The Jam were an English punk rock and mod revival band active during the late 1970s and early 1980s.
They were formed in Woking, Surrey. While they shared the “angry young men” outlook and fast tempos of their punk rock contemporaries, The Jam wore smartly tailored suits rather than ripped clothes, and, rather than rejecting the influences of recent rock history in common with other punk bands, they incorporated a number of mainstream 1960s rock and R&B influences, particularly from The Who and from Motown music. This set the Jam apart from most of their contemporaries, and placed them at the forefront of a nascent mod revival movement.

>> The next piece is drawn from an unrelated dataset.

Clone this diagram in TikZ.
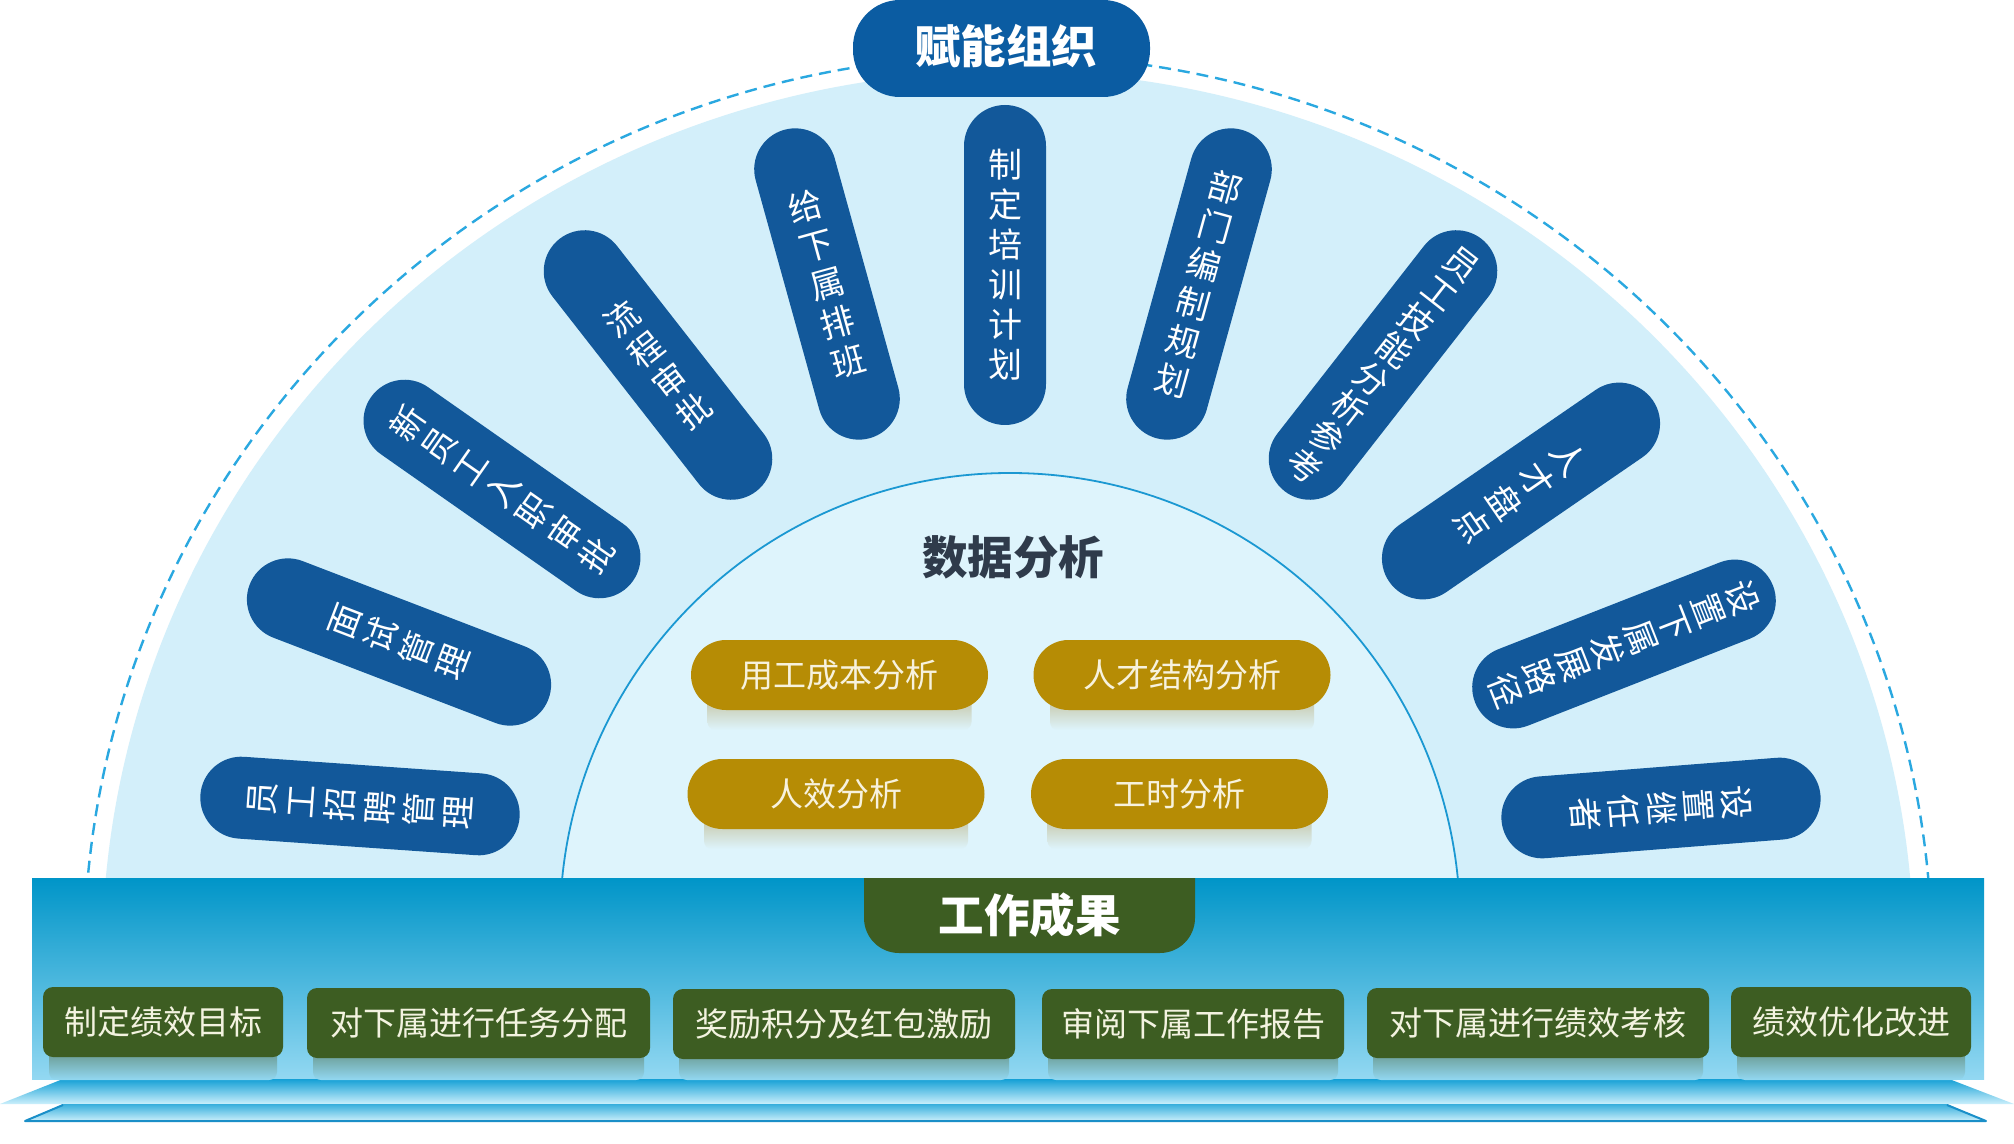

They had 18 consecutive Top 40 singles in the United Kingdom, from their debut in 1977 to their break-up in December 1982, including four number one hits. As of 2007, “That’s Entertainment” and “Just Who Is the 5 O’Clock Hero?” remained the best-selling import singles of all time in the UK. They released one live album and six studio albums, the last of which, The Gift, hit number one on the UK Albums Chart. When the group disbanded in 1982, their first 15 singles were re-released and all placed within the top 100.
The band drew upon a variety of stylistic influences over the course of their career, including 1960s beat music, soul, rhythm and blues and psychedelic rock, as well as 1970s punk and new wave. The trio were known for their melodic pop songs, their distinctly English flavour and their mod image. The band launched the career of Paul Weller, who went on to form The Style Council and later had a successful solo career. Weller wrote and sang most of The Jam’s original compositions, and he played lead guitar, using a Rickenbacker 330. Bruce Foxton provided backing vocals and prominent basslines, which were the foundation of many of the band’s songs, including the hits “Down in the Tube Station at Midnight”, “The Eton Rifles”, “Going Underground” and “Town Called Malice” mainly using a Rickenbacker 4001 and a Fender Precision Bass and rarely an Epiphone Rivoli.